# DESCRIPTION OF THE TASK:
Repeat the listing word for word. No pictures belong in the copy.

BEGIN SOURCE EXCERPT

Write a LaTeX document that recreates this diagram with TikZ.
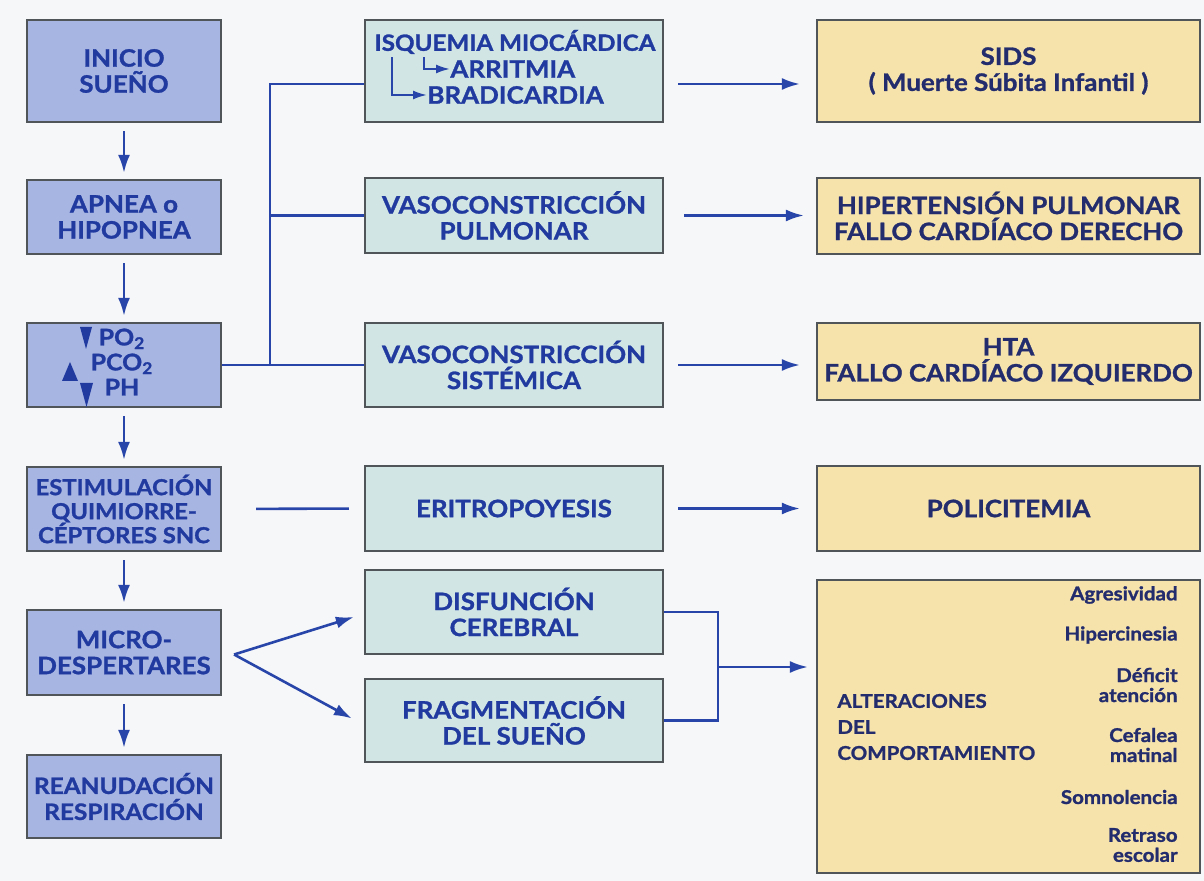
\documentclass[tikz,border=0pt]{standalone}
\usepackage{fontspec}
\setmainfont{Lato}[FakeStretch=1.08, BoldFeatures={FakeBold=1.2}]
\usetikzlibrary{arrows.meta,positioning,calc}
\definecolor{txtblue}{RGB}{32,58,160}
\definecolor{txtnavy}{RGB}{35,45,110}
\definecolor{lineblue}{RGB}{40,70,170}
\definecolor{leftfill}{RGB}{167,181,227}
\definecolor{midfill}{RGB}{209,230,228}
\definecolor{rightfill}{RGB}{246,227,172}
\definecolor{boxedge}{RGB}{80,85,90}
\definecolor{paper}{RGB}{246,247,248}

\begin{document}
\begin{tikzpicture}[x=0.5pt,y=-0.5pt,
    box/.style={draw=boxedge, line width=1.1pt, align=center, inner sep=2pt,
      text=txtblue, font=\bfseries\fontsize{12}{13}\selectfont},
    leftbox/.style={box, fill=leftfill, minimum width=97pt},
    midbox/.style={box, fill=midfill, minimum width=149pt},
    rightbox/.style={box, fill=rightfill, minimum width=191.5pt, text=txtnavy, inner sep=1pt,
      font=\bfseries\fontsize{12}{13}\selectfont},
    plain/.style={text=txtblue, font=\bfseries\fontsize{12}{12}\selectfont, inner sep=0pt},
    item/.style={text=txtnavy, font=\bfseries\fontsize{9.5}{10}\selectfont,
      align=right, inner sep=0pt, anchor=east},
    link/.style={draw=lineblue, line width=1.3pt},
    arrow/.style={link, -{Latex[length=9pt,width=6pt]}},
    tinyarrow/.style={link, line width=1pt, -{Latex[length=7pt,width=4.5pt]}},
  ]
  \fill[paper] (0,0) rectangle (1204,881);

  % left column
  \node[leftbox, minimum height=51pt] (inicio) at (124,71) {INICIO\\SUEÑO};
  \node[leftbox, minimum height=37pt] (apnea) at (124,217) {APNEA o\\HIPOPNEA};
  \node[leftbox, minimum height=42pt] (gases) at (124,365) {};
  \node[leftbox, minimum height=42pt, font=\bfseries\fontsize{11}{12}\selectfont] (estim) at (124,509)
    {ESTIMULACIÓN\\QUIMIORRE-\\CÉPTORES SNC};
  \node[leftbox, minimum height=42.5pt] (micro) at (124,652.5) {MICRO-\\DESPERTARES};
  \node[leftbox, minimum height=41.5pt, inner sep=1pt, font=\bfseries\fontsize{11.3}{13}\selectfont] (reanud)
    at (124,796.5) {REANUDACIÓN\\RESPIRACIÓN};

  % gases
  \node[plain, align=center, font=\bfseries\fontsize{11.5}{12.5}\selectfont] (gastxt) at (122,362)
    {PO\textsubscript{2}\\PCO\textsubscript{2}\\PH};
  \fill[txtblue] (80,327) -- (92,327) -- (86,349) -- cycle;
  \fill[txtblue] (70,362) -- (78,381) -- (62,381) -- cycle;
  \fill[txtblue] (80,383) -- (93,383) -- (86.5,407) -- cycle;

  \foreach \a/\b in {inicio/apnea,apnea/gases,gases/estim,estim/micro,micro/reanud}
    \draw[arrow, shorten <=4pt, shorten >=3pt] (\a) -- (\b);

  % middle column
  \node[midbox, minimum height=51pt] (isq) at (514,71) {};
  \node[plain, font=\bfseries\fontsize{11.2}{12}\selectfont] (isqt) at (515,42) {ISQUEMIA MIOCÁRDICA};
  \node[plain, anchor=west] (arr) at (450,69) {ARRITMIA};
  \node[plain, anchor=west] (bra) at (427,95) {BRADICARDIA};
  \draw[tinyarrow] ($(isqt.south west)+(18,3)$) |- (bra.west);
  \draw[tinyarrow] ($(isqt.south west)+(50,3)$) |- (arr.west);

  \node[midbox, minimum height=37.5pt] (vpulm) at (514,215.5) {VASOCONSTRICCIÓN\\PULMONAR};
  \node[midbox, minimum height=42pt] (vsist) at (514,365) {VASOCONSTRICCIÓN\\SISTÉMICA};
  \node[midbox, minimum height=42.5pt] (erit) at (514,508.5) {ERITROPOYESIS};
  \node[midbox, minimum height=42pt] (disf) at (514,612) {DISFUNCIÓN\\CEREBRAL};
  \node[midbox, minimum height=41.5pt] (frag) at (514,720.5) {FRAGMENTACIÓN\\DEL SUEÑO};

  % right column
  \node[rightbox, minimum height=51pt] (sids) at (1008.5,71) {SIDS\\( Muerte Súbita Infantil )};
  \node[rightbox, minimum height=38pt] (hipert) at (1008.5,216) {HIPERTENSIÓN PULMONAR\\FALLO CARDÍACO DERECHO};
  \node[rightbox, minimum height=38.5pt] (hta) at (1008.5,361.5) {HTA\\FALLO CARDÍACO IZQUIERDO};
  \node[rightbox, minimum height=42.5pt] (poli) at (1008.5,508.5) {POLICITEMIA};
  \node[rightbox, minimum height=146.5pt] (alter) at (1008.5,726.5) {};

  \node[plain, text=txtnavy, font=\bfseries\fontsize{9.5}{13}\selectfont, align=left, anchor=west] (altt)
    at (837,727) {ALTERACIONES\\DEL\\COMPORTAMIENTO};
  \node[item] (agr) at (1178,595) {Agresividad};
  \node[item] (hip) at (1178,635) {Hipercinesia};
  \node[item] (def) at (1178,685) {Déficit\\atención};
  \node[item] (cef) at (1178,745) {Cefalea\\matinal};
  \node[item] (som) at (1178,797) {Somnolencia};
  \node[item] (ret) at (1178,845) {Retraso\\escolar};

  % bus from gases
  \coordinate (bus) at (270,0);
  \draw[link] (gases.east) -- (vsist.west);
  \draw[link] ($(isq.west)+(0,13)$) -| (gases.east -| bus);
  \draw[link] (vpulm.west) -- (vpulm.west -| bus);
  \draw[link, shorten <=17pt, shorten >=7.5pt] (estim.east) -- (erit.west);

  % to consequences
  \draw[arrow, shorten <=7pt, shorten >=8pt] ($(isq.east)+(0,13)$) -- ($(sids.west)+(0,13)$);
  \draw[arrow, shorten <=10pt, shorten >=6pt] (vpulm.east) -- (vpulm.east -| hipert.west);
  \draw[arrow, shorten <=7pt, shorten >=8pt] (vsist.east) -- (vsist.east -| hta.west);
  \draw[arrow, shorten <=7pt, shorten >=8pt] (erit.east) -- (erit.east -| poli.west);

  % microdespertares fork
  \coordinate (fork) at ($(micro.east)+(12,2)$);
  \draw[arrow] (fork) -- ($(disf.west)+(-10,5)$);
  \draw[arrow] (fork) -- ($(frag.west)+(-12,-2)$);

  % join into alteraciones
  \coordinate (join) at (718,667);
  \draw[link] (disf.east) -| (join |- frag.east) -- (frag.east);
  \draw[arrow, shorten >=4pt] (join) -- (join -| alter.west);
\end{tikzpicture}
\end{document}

END SOURCE EXCERPT

# ANSWER TO THIS PROBLEM:
Write a LaTeX document that recreates this diagram with TikZ.
\documentclass[tikz,border=0pt]{standalone}
\usepackage{fontspec}
\setmainfont{Lato}[FakeStretch=1.08, BoldFeatures={FakeBold=1.2}]
\usetikzlibrary{arrows.meta,positioning,calc}
\definecolor{txtblue}{RGB}{32,58,160}
\definecolor{txtnavy}{RGB}{35,45,110}
\definecolor{lineblue}{RGB}{40,70,170}
\definecolor{leftfill}{RGB}{167,181,227}
\definecolor{midfill}{RGB}{209,230,228}
\definecolor{rightfill}{RGB}{246,227,172}
\definecolor{boxedge}{RGB}{80,85,90}
\definecolor{paper}{RGB}{246,247,248}

\begin{document}
\begin{tikzpicture}[x=0.5pt,y=-0.5pt,
    box/.style={draw=boxedge, line width=1.1pt, align=center, inner sep=2pt,
      text=txtblue, font=\bfseries\fontsize{12}{13}\selectfont},
    leftbox/.style={box, fill=leftfill, minimum width=97pt},
    midbox/.style={box, fill=midfill, minimum width=149pt},
    rightbox/.style={box, fill=rightfill, minimum width=191.5pt, text=txtnavy, inner sep=1pt,
      font=\bfseries\fontsize{12}{13}\selectfont},
    plain/.style={text=txtblue, font=\bfseries\fontsize{12}{12}\selectfont, inner sep=0pt},
    item/.style={text=txtnavy, font=\bfseries\fontsize{9.5}{10}\selectfont,
      align=right, inner sep=0pt, anchor=east},
    link/.style={draw=lineblue, line width=1.3pt},
    arrow/.style={link, -{Latex[length=9pt,width=6pt]}},
    tinyarrow/.style={link, line width=1pt, -{Latex[length=7pt,width=4.5pt]}},
  ]
  \fill[paper] (0,0) rectangle (1204,881);

  % left column
  \node[leftbox, minimum height=51pt] (inicio) at (124,71) {INICIO\\SUEÑO};
  \node[leftbox, minimum height=37pt] (apnea) at (124,217) {APNEA o\\HIPOPNEA};
  \node[leftbox, minimum height=42pt] (gases) at (124,365) {};
  \node[leftbox, minimum height=42pt, font=\bfseries\fontsize{11}{12}\selectfont] (estim) at (124,509)
    {ESTIMULACIÓN\\QUIMIORRE-\\CÉPTORES SNC};
  \node[leftbox, minimum height=42.5pt] (micro) at (124,652.5) {MICRO-\\DESPERTARES};
  \node[leftbox, minimum height=41.5pt, inner sep=1pt, font=\bfseries\fontsize{11.3}{13}\selectfont] (reanud)
    at (124,796.5) {REANUDACIÓN\\RESPIRACIÓN};

  % gases
  \node[plain, align=center, font=\bfseries\fontsize{11.5}{12.5}\selectfont] (gastxt) at (122,362)
    {PO\textsubscript{2}\\PCO\textsubscript{2}\\PH};
  \fill[txtblue] (80,327) -- (92,327) -- (86,349) -- cycle;
  \fill[txtblue] (70,362) -- (78,381) -- (62,381) -- cycle;
  \fill[txtblue] (80,383) -- (93,383) -- (86.5,407) -- cycle;

  \foreach \a/\b in {inicio/apnea,apnea/gases,gases/estim,estim/micro,micro/reanud}
    \draw[arrow, shorten <=4pt, shorten >=3pt] (\a) -- (\b);

  % middle column
  \node[midbox, minimum height=51pt] (isq) at (514,71) {};
  \node[plain, font=\bfseries\fontsize{11.2}{12}\selectfont] (isqt) at (515,42) {ISQUEMIA MIOCÁRDICA};
  \node[plain, anchor=west] (arr) at (450,69) {ARRITMIA};
  \node[plain, anchor=west] (bra) at (427,95) {BRADICARDIA};
  \draw[tinyarrow] ($(isqt.south west)+(18,3)$) |- (bra.west);
  \draw[tinyarrow] ($(isqt.south west)+(50,3)$) |- (arr.west);

  \node[midbox, minimum height=37.5pt] (vpulm) at (514,215.5) {VASOCONSTRICCIÓN\\PULMONAR};
  \node[midbox, minimum height=42pt] (vsist) at (514,365) {VASOCONSTRICCIÓN\\SISTÉMICA};
  \node[midbox, minimum height=42.5pt] (erit) at (514,508.5) {ERITROPOYESIS};
  \node[midbox, minimum height=42pt] (disf) at (514,612) {DISFUNCIÓN\\CEREBRAL};
  \node[midbox, minimum height=41.5pt] (frag) at (514,720.5) {FRAGMENTACIÓN\\DEL SUEÑO};

  % right column
  \node[rightbox, minimum height=51pt] (sids) at (1008.5,71) {SIDS\\( Muerte Súbita Infantil )};
  \node[rightbox, minimum height=38pt] (hipert) at (1008.5,216) {HIPERTENSIÓN PULMONAR\\FALLO CARDÍACO DERECHO};
  \node[rightbox, minimum height=38.5pt] (hta) at (1008.5,361.5) {HTA\\FALLO CARDÍACO IZQUIERDO};
  \node[rightbox, minimum height=42.5pt] (poli) at (1008.5,508.5) {POLICITEMIA};
  \node[rightbox, minimum height=146.5pt] (alter) at (1008.5,726.5) {};

  \node[plain, text=txtnavy, font=\bfseries\fontsize{9.5}{13}\selectfont, align=left, anchor=west] (altt)
    at (837,727) {ALTERACIONES\\DEL\\COMPORTAMIENTO};
  \node[item] (agr) at (1178,595) {Agresividad};
  \node[item] (hip) at (1178,635) {Hipercinesia};
  \node[item] (def) at (1178,685) {Déficit\\atención};
  \node[item] (cef) at (1178,745) {Cefalea\\matinal};
  \node[item] (som) at (1178,797) {Somnolencia};
  \node[item] (ret) at (1178,845) {Retraso\\escolar};

  % bus from gases
  \coordinate (bus) at (270,0);
  \draw[link] (gases.east) -- (vsist.west);
  \draw[link] ($(isq.west)+(0,13)$) -| (gases.east -| bus);
  \draw[link] (vpulm.west) -- (vpulm.west -| bus);
  \draw[link, shorten <=17pt, shorten >=7.5pt] (estim.east) -- (erit.west);

  % to consequences
  \draw[arrow, shorten <=7pt, shorten >=8pt] ($(isq.east)+(0,13)$) -- ($(sids.west)+(0,13)$);
  \draw[arrow, shorten <=10pt, shorten >=6pt] (vpulm.east) -- (vpulm.east -| hipert.west);
  \draw[arrow, shorten <=7pt, shorten >=8pt] (vsist.east) -- (vsist.east -| hta.west);
  \draw[arrow, shorten <=7pt, shorten >=8pt] (erit.east) -- (erit.east -| poli.west);

  % microdespertares fork
  \coordinate (fork) at ($(micro.east)+(12,2)$);
  \draw[arrow] (fork) -- ($(disf.west)+(-10,5)$);
  \draw[arrow] (fork) -- ($(frag.west)+(-12,-2)$);

  % join into alteraciones
  \coordinate (join) at (718,667);
  \draw[link] (disf.east) -| (join |- frag.east) -- (frag.east);
  \draw[arrow, shorten >=4pt] (join) -- (join -| alter.west);
\end{tikzpicture}
\end{document}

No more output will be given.